--- Recorded information ---
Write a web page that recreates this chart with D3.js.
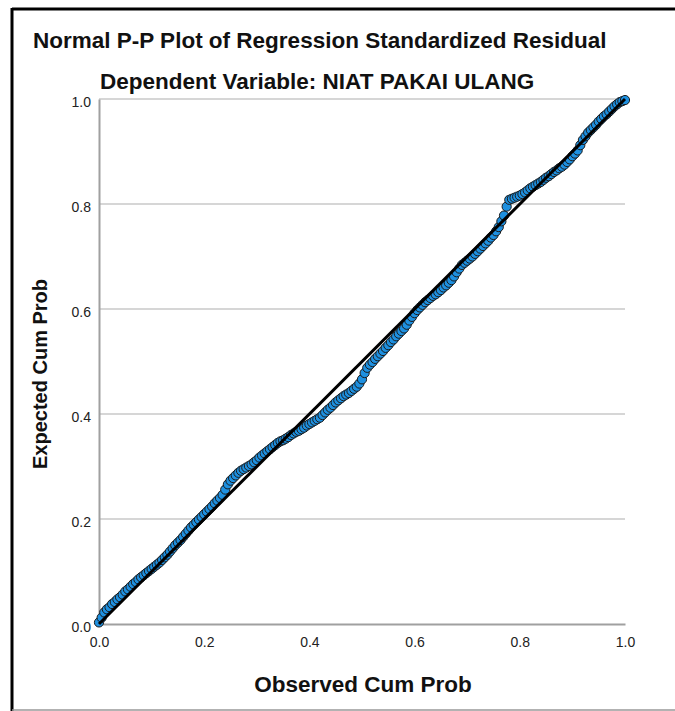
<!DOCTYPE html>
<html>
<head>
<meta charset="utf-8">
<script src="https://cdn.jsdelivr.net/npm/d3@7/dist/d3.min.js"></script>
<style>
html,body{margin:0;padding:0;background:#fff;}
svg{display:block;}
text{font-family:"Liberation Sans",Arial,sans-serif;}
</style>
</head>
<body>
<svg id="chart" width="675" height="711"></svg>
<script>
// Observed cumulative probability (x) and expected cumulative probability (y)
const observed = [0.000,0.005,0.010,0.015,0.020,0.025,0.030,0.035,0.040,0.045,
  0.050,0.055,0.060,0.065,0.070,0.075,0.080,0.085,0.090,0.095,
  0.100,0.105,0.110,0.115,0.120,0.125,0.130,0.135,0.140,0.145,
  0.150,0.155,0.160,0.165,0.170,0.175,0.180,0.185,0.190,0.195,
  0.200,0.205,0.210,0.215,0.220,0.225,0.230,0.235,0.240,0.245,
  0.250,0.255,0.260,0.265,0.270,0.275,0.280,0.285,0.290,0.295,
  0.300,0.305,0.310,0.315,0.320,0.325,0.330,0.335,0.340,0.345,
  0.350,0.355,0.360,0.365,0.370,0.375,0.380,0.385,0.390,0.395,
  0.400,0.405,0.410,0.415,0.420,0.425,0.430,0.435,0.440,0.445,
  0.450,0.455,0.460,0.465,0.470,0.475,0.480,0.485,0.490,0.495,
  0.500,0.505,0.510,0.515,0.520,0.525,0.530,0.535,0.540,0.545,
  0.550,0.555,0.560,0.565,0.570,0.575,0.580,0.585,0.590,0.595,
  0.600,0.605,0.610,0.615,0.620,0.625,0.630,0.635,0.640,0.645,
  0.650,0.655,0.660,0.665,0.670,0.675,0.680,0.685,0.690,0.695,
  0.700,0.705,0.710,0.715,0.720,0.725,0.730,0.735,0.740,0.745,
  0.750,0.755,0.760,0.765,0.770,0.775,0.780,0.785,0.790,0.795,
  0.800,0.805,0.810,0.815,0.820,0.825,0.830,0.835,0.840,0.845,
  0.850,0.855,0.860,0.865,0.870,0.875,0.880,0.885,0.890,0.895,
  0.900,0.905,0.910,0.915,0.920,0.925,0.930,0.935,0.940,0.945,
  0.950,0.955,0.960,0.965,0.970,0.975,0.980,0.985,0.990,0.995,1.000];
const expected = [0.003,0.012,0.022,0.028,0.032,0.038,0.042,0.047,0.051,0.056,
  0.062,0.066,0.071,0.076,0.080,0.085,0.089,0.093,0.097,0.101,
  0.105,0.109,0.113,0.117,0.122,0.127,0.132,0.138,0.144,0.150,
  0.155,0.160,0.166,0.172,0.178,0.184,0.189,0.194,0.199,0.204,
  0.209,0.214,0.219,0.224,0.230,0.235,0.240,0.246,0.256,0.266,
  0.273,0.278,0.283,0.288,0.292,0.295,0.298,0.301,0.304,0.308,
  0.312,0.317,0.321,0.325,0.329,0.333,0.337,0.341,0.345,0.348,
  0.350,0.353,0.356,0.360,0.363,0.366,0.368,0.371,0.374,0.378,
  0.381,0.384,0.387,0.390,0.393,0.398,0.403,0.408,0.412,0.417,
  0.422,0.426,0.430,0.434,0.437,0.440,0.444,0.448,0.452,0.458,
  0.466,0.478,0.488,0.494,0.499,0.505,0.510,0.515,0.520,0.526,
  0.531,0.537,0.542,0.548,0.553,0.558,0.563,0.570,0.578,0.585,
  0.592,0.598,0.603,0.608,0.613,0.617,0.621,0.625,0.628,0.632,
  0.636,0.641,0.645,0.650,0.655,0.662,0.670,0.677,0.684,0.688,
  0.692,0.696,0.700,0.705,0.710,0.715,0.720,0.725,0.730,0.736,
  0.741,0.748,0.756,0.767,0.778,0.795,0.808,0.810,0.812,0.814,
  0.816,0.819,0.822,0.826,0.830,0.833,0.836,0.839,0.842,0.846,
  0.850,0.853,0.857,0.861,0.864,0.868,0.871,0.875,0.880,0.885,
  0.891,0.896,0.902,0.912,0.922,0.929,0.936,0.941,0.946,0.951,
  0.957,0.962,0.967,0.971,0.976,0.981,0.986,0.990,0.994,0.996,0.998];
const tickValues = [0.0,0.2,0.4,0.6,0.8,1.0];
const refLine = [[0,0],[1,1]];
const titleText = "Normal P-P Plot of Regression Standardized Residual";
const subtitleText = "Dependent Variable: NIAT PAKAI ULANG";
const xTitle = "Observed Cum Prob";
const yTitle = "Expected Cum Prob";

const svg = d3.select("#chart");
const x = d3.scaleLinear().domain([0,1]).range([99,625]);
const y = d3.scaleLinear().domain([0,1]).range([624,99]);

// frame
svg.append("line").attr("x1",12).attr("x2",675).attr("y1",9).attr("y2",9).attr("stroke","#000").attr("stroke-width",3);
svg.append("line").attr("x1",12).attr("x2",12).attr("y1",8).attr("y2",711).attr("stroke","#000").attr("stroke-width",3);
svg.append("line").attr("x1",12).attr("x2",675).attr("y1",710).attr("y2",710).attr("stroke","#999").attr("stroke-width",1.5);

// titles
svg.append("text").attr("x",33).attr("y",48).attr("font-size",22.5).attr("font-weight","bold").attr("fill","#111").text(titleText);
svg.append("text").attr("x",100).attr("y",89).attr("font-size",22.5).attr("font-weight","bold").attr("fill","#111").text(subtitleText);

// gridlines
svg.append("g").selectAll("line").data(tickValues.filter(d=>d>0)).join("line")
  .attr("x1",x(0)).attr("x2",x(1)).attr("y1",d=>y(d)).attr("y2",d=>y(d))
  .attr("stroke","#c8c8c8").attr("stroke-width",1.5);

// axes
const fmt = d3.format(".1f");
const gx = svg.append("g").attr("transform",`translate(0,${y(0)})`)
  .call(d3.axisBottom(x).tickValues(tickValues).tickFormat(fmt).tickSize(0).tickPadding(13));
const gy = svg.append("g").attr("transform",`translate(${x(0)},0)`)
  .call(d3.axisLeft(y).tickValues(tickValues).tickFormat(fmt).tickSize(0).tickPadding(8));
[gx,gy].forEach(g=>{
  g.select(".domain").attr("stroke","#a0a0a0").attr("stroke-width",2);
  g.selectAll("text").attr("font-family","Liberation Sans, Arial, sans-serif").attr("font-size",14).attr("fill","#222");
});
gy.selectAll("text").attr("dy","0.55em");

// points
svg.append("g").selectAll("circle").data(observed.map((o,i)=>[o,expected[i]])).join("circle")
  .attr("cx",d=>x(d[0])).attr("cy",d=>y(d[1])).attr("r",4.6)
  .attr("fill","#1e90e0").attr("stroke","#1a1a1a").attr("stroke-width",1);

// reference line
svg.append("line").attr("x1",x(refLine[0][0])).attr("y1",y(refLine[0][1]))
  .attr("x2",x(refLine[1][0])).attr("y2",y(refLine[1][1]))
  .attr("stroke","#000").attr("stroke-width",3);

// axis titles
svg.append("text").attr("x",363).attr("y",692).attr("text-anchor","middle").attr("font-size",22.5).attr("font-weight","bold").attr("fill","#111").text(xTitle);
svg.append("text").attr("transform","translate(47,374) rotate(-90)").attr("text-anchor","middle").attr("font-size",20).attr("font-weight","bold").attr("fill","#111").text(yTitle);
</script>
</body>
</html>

--- Task statement ---
All of the material above is to be copied exactly, except for its images.

--- Exercise answer ---
Write a web page that recreates this chart with D3.js.
<!DOCTYPE html>
<html>
<head>
<meta charset="utf-8">
<script src="https://cdn.jsdelivr.net/npm/d3@7/dist/d3.min.js"></script>
<style>
html,body{margin:0;padding:0;background:#fff;}
svg{display:block;}
text{font-family:"Liberation Sans",Arial,sans-serif;}
</style>
</head>
<body>
<svg id="chart" width="675" height="711"></svg>
<script>
// Observed cumulative probability (x) and expected cumulative probability (y)
const observed = [0.000,0.005,0.010,0.015,0.020,0.025,0.030,0.035,0.040,0.045,
  0.050,0.055,0.060,0.065,0.070,0.075,0.080,0.085,0.090,0.095,
  0.100,0.105,0.110,0.115,0.120,0.125,0.130,0.135,0.140,0.145,
  0.150,0.155,0.160,0.165,0.170,0.175,0.180,0.185,0.190,0.195,
  0.200,0.205,0.210,0.215,0.220,0.225,0.230,0.235,0.240,0.245,
  0.250,0.255,0.260,0.265,0.270,0.275,0.280,0.285,0.290,0.295,
  0.300,0.305,0.310,0.315,0.320,0.325,0.330,0.335,0.340,0.345,
  0.350,0.355,0.360,0.365,0.370,0.375,0.380,0.385,0.390,0.395,
  0.400,0.405,0.410,0.415,0.420,0.425,0.430,0.435,0.440,0.445,
  0.450,0.455,0.460,0.465,0.470,0.475,0.480,0.485,0.490,0.495,
  0.500,0.505,0.510,0.515,0.520,0.525,0.530,0.535,0.540,0.545,
  0.550,0.555,0.560,0.565,0.570,0.575,0.580,0.585,0.590,0.595,
  0.600,0.605,0.610,0.615,0.620,0.625,0.630,0.635,0.640,0.645,
  0.650,0.655,0.660,0.665,0.670,0.675,0.680,0.685,0.690,0.695,
  0.700,0.705,0.710,0.715,0.720,0.725,0.730,0.735,0.740,0.745,
  0.750,0.755,0.760,0.765,0.770,0.775,0.780,0.785,0.790,0.795,
  0.800,0.805,0.810,0.815,0.820,0.825,0.830,0.835,0.840,0.845,
  0.850,0.855,0.860,0.865,0.870,0.875,0.880,0.885,0.890,0.895,
  0.900,0.905,0.910,0.915,0.920,0.925,0.930,0.935,0.940,0.945,
  0.950,0.955,0.960,0.965,0.970,0.975,0.980,0.985,0.990,0.995,1.000];
const expected = [0.003,0.012,0.022,0.028,0.032,0.038,0.042,0.047,0.051,0.056,
  0.062,0.066,0.071,0.076,0.080,0.085,0.089,0.093,0.097,0.101,
  0.105,0.109,0.113,0.117,0.122,0.127,0.132,0.138,0.144,0.150,
  0.155,0.160,0.166,0.172,0.178,0.184,0.189,0.194,0.199,0.204,
  0.209,0.214,0.219,0.224,0.230,0.235,0.240,0.246,0.256,0.266,
  0.273,0.278,0.283,0.288,0.292,0.295,0.298,0.301,0.304,0.308,
  0.312,0.317,0.321,0.325,0.329,0.333,0.337,0.341,0.345,0.348,
  0.350,0.353,0.356,0.360,0.363,0.366,0.368,0.371,0.374,0.378,
  0.381,0.384,0.387,0.390,0.393,0.398,0.403,0.408,0.412,0.417,
  0.422,0.426,0.430,0.434,0.437,0.440,0.444,0.448,0.452,0.458,
  0.466,0.478,0.488,0.494,0.499,0.505,0.510,0.515,0.520,0.526,
  0.531,0.537,0.542,0.548,0.553,0.558,0.563,0.570,0.578,0.585,
  0.592,0.598,0.603,0.608,0.613,0.617,0.621,0.625,0.628,0.632,
  0.636,0.641,0.645,0.650,0.655,0.662,0.670,0.677,0.684,0.688,
  0.692,0.696,0.700,0.705,0.710,0.715,0.720,0.725,0.730,0.736,
  0.741,0.748,0.756,0.767,0.778,0.795,0.808,0.810,0.812,0.814,
  0.816,0.819,0.822,0.826,0.830,0.833,0.836,0.839,0.842,0.846,
  0.850,0.853,0.857,0.861,0.864,0.868,0.871,0.875,0.880,0.885,
  0.891,0.896,0.902,0.912,0.922,0.929,0.936,0.941,0.946,0.951,
  0.957,0.962,0.967,0.971,0.976,0.981,0.986,0.990,0.994,0.996,0.998];
const tickValues = [0.0,0.2,0.4,0.6,0.8,1.0];
const refLine = [[0,0],[1,1]];
const titleText = "Normal P-P Plot of Regression Standardized Residual";
const subtitleText = "Dependent Variable: NIAT PAKAI ULANG";
const xTitle = "Observed Cum Prob";
const yTitle = "Expected Cum Prob";

const svg = d3.select("#chart");
const x = d3.scaleLinear().domain([0,1]).range([99,625]);
const y = d3.scaleLinear().domain([0,1]).range([624,99]);

// frame
svg.append("line").attr("x1",12).attr("x2",675).attr("y1",9).attr("y2",9).attr("stroke","#000").attr("stroke-width",3);
svg.append("line").attr("x1",12).attr("x2",12).attr("y1",8).attr("y2",711).attr("stroke","#000").attr("stroke-width",3);
svg.append("line").attr("x1",12).attr("x2",675).attr("y1",710).attr("y2",710).attr("stroke","#999").attr("stroke-width",1.5);

// titles
svg.append("text").attr("x",33).attr("y",48).attr("font-size",22.5).attr("font-weight","bold").attr("fill","#111").text(titleText);
svg.append("text").attr("x",100).attr("y",89).attr("font-size",22.5).attr("font-weight","bold").attr("fill","#111").text(subtitleText);

// gridlines
svg.append("g").selectAll("line").data(tickValues.filter(d=>d>0)).join("line")
  .attr("x1",x(0)).attr("x2",x(1)).attr("y1",d=>y(d)).attr("y2",d=>y(d))
  .attr("stroke","#c8c8c8").attr("stroke-width",1.5);

// axes
const fmt = d3.format(".1f");
const gx = svg.append("g").attr("transform",`translate(0,${y(0)})`)
  .call(d3.axisBottom(x).tickValues(tickValues).tickFormat(fmt).tickSize(0).tickPadding(13));
const gy = svg.append("g").attr("transform",`translate(${x(0)},0)`)
  .call(d3.axisLeft(y).tickValues(tickValues).tickFormat(fmt).tickSize(0).tickPadding(8));
[gx,gy].forEach(g=>{
  g.select(".domain").attr("stroke","#a0a0a0").attr("stroke-width",2);
  g.selectAll("text").attr("font-family","Liberation Sans, Arial, sans-serif").attr("font-size",14).attr("fill","#222");
});
gy.selectAll("text").attr("dy","0.55em");

// points
svg.append("g").selectAll("circle").data(observed.map((o,i)=>[o,expected[i]])).join("circle")
  .attr("cx",d=>x(d[0])).attr("cy",d=>y(d[1])).attr("r",4.6)
  .attr("fill","#1e90e0").attr("stroke","#1a1a1a").attr("stroke-width",1);

// reference line
svg.append("line").attr("x1",x(refLine[0][0])).attr("y1",y(refLine[0][1]))
  .attr("x2",x(refLine[1][0])).attr("y2",y(refLine[1][1]))
  .attr("stroke","#000").attr("stroke-width",3);

// axis titles
svg.append("text").attr("x",363).attr("y",692).attr("text-anchor","middle").attr("font-size",22.5).attr("font-weight","bold").attr("fill","#111").text(xTitle);
svg.append("text").attr("transform","translate(47,374) rotate(-90)").attr("text-anchor","middle").attr("font-size",20).attr("font-weight","bold").attr("fill","#111").text(yTitle);
</script>
</body>
</html>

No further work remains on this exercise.